When Money Conversations Become Power Conversations in Relationships
Money conversations rarely remain about money for very long.
They often begin with something practical — a purchase, an investment, a decision about saving or spending.
But within a few moments, something deeper enters the room.
Power.
Power shows up quietly in questions such as:
- Who earns more
- Who decides how money is spent
- Who carries the financial risk
- Who prioritizes stability
- Who feels responsible when uncertainty appears
Money becomes a mirror for relational dynamics that were already present beneath the surface.
Money conversations are rarely only financial conversations.
They are conversations about influence, safety, and responsibility.
Why Money Dynamics Intensify in Ambitious Partnerships
For professional and entrepreneurial couples, financial dynamics often become more visible as ambition grows.
When careers expand, money rarely remains static.
Income shifts.
Risk tolerance changes.
Time commitments evolve.
Sometimes entire seasons of life reorganize.
One partner may begin building a business.
Another may carry financial stability for a time.
One partner may accept greater financial risk.
Another may prioritize predictability and security.
These differences are not unusual.
In fact, they are common in entrepreneurial couples and leadership partnerships.
The tension rarely comes from the differences themselves.
It comes from how those differences are understood — or avoided.
The Real Issue Is Often Unspoken Power
Problems tend to emerge when the relational dynamics behind money remain unnamed.

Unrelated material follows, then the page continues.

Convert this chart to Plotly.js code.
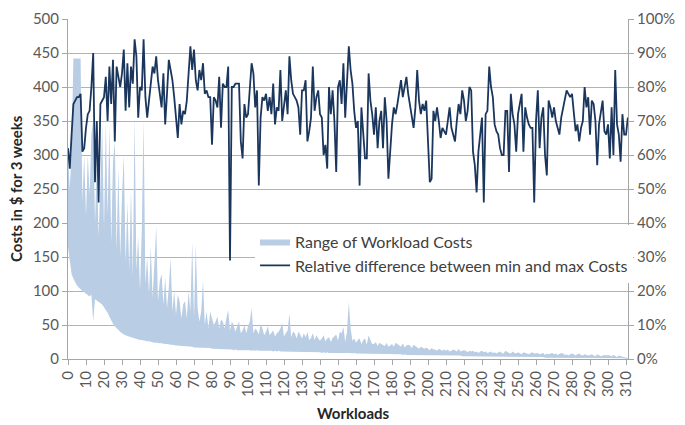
<!DOCTYPE html>
<html>
<head>
<meta charset="utf-8">
<script src="https://cdn.plot.ly/plotly-3.0.1.min.js"></script>
<style>html,body{margin:0;padding:0;background:#fff;}#chart{width:685px;height:425px;}</style>
</head>
<body>
<div id="chart"></div>
<script>
// Relative difference between min and max costs (%), workloads 0..311
const relDiff = [
62,56,66,75,76,77,77,78,61,62,
68,72,73,80,90,52,70,46,75,76,
77,83,70,86,75,88,64,86,83,80,
84,91,73,87,74,86,81,94,89,71,
80,79,94,77,71,76,79,86,84,89,
82,77,74,84,69,78,88,85,82,77,
72,65,75,69,73,72,76,84,92,85,
91,82,79,85,82,87,78,79,77,77,
63,77,76,74,83,68,81,80,80,86,
29,80,80,81,81,81,64,59,75,71,
72,80,87,84,74,79,51,71,77,76,
78,73,77,72,81,69,74,73,85,70,
74,79,72,89,82,78,77,76,74,66,
79,79,82,64,67,71,86,73,77,79,
72,71,60,63,56,80,72,79,70,55,
80,82,75,87,71,81,92,85,81,73,
68,70,51,74,65,59,59,84,76,72,
66,74,62,70,73,62,77,70,53,62,
69,74,72,75,78,82,77,80,83,78,
75,72,68,74,85,76,72,75,73,76,
64,52,53,73,70,74,70,65,68,67,
66,70,74,68,66,64,70,75,72,79,
76,70,73,80,79,61,57,49,61,66,
71,46,72,73,86,80,77,69,67,66,
62,60,60,73,73,55,78,72,69,61,
72,75,78,61,74,71,69,68,68,46,
70,79,62,71,74,60,54,76,74,71,
74,70,68,66,71,74,77,79,78,77,
78,72,67,69,64,68,70,80,74,77,
66,76,75,70,57,69,72,76,67,66,
69,59,74,60,85,69,66,58,72,66,
66,71
];
// Maximum workload cost ($ for 3 weeks)
const maxCost = [
300,250,305,442,442,442,442,442,230,300,
210,300,240,330,350,200,290,180,260,345,
190,350,210,345,170,290,320,160,280,150,
240,300,140,230,130,250,120,355,130,180,
100,190,352,110,150,95,165,90,140,195,
85,115,125,80,120,75,105,148,70,100,
65,95,85,60,80,85,60,100,70,172,
60,168,75,55,70,115,50,70,45,70,
60,50,55,62,45,58,55,45,60,72,
42,55,50,40,48,55,38,42,50,38,
48,55,75,38,45,42,36,52,45,35,
40,48,35,38,42,33,38,40,45,53,
33,38,42,67,32,40,38,30,40,36,
30,38,32,40,28,31,38,28,35,30,
27,30,35,26,30,32,25,31,33,36,
27,40,38,47,25,40,84,45,27,30,
24,28,30,22,28,30,21,35,28,22,
22,25,19,24,22,21,19,24,18,20,
22,18,24,22,20,18,23,17,20,21,
20,16,21,19,18,15,18,16,15,17,
15,13,16,14,14,12,15,13,12,14,
12,14,11,12,14,13,11,15,11,12,
13,12,10,12,11,12,10,11,9,11,
12,10,11,9,10,11,9,10,8,10,
11,9,8,12,10,9,8,11,9,8,
10,9,7,10,9,8,7,9,10,8,
8,9,7,8,9,6,8,7,8,9,
7,8,6,7,9,8,6,7,5,7,
8,7,5,7,8,6,5,7,6,5,
6,7,5,4,7,6,4,5,6,5,
6,5,4,6,5,3,5,4,3,2,
1,1
];
// Minimum workload cost ($ for 3 weeks)
const minCost = [
165,140,125,118,112,108,105,102,100,98,
96,94,92,95,55,88,86,84,82,80,
76,72,68,62,56,52,48,45,42,40,
38,36,35,34,33,32,31,30,29,29,
28,28,27,27,26,26,25,25,24,24,
23,23,23,22,22,22,21,21,21,20,
20,20,19,19,19,19,18,18,18,18,
17,17,17,17,17,16,16,16,16,16,
15,15,15,15,15,15,14,14,14,14,
14,14,13,14,13,13,13,14,13,13,
13,13,12,13,12,13,12,12,13,12,
12,12,12,12,11,12,11,12,11,11,
11,11,11,11,11,11,11,10,11,10,
10,11,10,10,10,10,10,10,10,10,
10,9,10,9,10,9,9,10,9,9,
9,9,9,9,9,9,9,9,8,9,
8,8,8,8,8,8,8,8,8,8,
8,7,8,7,7,7,7,7,7,7,
7,7,7,7,7,7,6,7,6,6,
6,6,6,6,6,6,6,6,6,5,
5,5,5,5,5,5,5,5,5,5,
5,5,5,5,5,5,5,5,5,4,
4,4,4,4,4,4,4,4,4,4,
4,4,4,4,4,4,4,4,4,3,
3,3,3,3,3,3,3,3,3,3,
3,3,3,3,3,3,3,3,3,3,
3,3,3,3,3,2,2,2,2,2,
2,2,2,2,2,2,2,2,2,2,
2,2,2,2,2,2,2,2,2,2,
2,2,2,2,2,2,2,2,2,1,
1,1,1,1,1,1,1,1,1,1,
0,0
];
const workloads = relDiff.map((_, i) => i);
const xTicks = [0,10,20,30,40,50,60,70,80,90,100,110,120,130,140,150,160,170,180,190,200,210,220,230,240,250,260,270,280,290,300,310];
const leftTicks = [0,50,100,150,200,250,300,350,400,450,500];
const rightTicks = [0,10,20,30,40,50,60,70,80,90,100];

const FONT = 'Lato, "Open Sans", sans-serif';
const gridCol = '#b3b3b3';
const axisCol = '#a6a6a6';

const traces = [
  {x: workloads, y: minCost, type: 'scatter', mode: 'lines', line: {width: 0, color: 'rgba(0,0,0,0)'},
   showlegend: false, hoverinfo: 'skip'},
  {x: workloads, y: maxCost, type: 'scatter', mode: 'lines', fill: 'tonexty',
   fillcolor: '#b9cde5', line: {width: 0, color: '#b9cde5'}, name: 'Range of Workload Costs'},
  {x: workloads, y: relDiff, type: 'scatter', mode: 'lines', yaxis: 'y2',
   line: {width: 1.8, color: '#1b365d'}, name: 'Relative difference between min and max Costs'}
];

const layout = {
  width: 685, height: 425,
  margin: {l: 68, r: 57, t: 19, b: 66},
  paper_bgcolor: '#fff', plot_bgcolor: '#fff',
  font: {family: FONT, size: 15, color: '#595959'},
  showlegend: true,
  legend: {x: 0.334, y: 0.395, xanchor: 'left', yanchor: 'top', bgcolor: '#ffffff', traceorder: 'normal',
           font: {family: FONT, size: 16, color: '#404040'}, tracegroupgap: 0},
  xaxis: {range: [0, 311.1], tickmode: 'array', tickvals: xTicks, ticktext: xTicks.map(String),
          tickangle: -90, ticks: 'outside', ticklen: 5, tickcolor: axisCol,
          showline: true, linecolor: axisCol, linewidth: 1, showgrid: false, zeroline: false,
          tickfont: {family: FONT, size: 15, color: '#595959'}},
  yaxis: {range: [0, 500], tickmode: 'array', tickvals: leftTicks, ticktext: leftTicks.map(String),
          ticks: 'outside', ticklen: 5, tickcolor: axisCol, showline: true, linecolor: axisCol,
          showgrid: true, gridcolor: gridCol, gridwidth: 1, zeroline: false,
          tickfont: {family: FONT, size: 15, color: '#595959'}},
  yaxis2: {range: [0, 100], overlaying: 'y', side: 'right', tickmode: 'array', tickvals: rightTicks,
           ticktext: rightTicks.map(v => v + '%'), ticks: 'outside', ticklen: 5, tickcolor: axisCol,
           showline: true, linecolor: axisCol, showgrid: false, zeroline: false,
           tickfont: {family: FONT, size: 15, color: '#595959'}},
  annotations: [
    {text: '<b>Workloads</b>', xref: 'paper', yref: 'paper', x: 0.509, y: 0, yshift: -54,
     xanchor: 'center', yanchor: 'middle', showarrow: false, font: {family: FONT, size: 15, color: '#262626'}},
    {text: '<b>Costs in $ for 3 weeks</b>', xref: 'paper', yref: 'paper', x: 0, xshift: -52, y: 0.5,
     xanchor: 'center', yanchor: 'middle', textangle: -90, showarrow: false,
     font: {family: FONT, size: 15, color: '#262626'}}
  ]
};

Plotly.newPlot('chart', traces, layout, {displayModeBar: false, staticPlot: true});
</script>
</body>
</html>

Because money rarely represents numbers alone.
Money represents:
- Influence
- Safety
- Responsibility
- Authority
- Freedom
- Control
When couples do not talk openly about these meanings, misunderstandings begin to form.
Resentment may grow quietly.
Not because either partner is wrong.
But because the relational structure has not evolved to match the life the couple is building together.
Money does not simply represent numbers.
It represents influence, safety, and responsibility inside a relationship.
Why Avoiding These Conversations Creates Tension
Many couples avoid direct money conversations because they fear what the discussion might reveal.
Differences in:
Risk tolerance
Financial priorities
Lifestyle expectations
Power sharing
Avoidance can feel easier in the short term.
But avoidance does not remove the tension.
It simply pushes the underlying dynamics underground.
Over time, what remains unspoken begins to organize behavior.
Small decisions start carrying emotional weight.
Minor disagreements begin to feel personal.
Financial discussions become emotionally charged, even when the topic itself is practical.
Healthy Partnerships Treat Money as a Relational Strategy
Strong partnerships understand something important.
Money decisions are never purely financial.
They are relational decisions.
They influence:
- How influence is shared
- How risk is distributed
- How stability is created
- How long-term goals are pursued
When couples learn to speak openly about these dynamics, something shifts.
Financial conversations stop feeling like hidden negotiations.
They become collaborative planning.
In strong partnerships, money becomes a shared strategy rather than a silent source of tension.
What to Start Noticing
If financial conversations feel tense in your relationship, consider observing the dynamics beneath the numbers.
Notice:
- Who typically initiates financial decisions
- Who feels responsible when uncertainty appears
- Where risk tolerance differs
- Whether financial authority is openly discussed or quietly assumed
Money often reveals relational patterns that already exist.
Relational intelligence™ grows when couples become curious about those patterns rather than avoiding them.
Closing Perspective
Money does not have to become a source of quiet conflict.
When couples learn to discuss financial influence, responsibility, and risk with clarity and respect, financial decisions can strengthen partnership rather than strain it.
Because when money is approached consciously, it becomes what it was always meant to be:
A shared strategy for the life you are building together.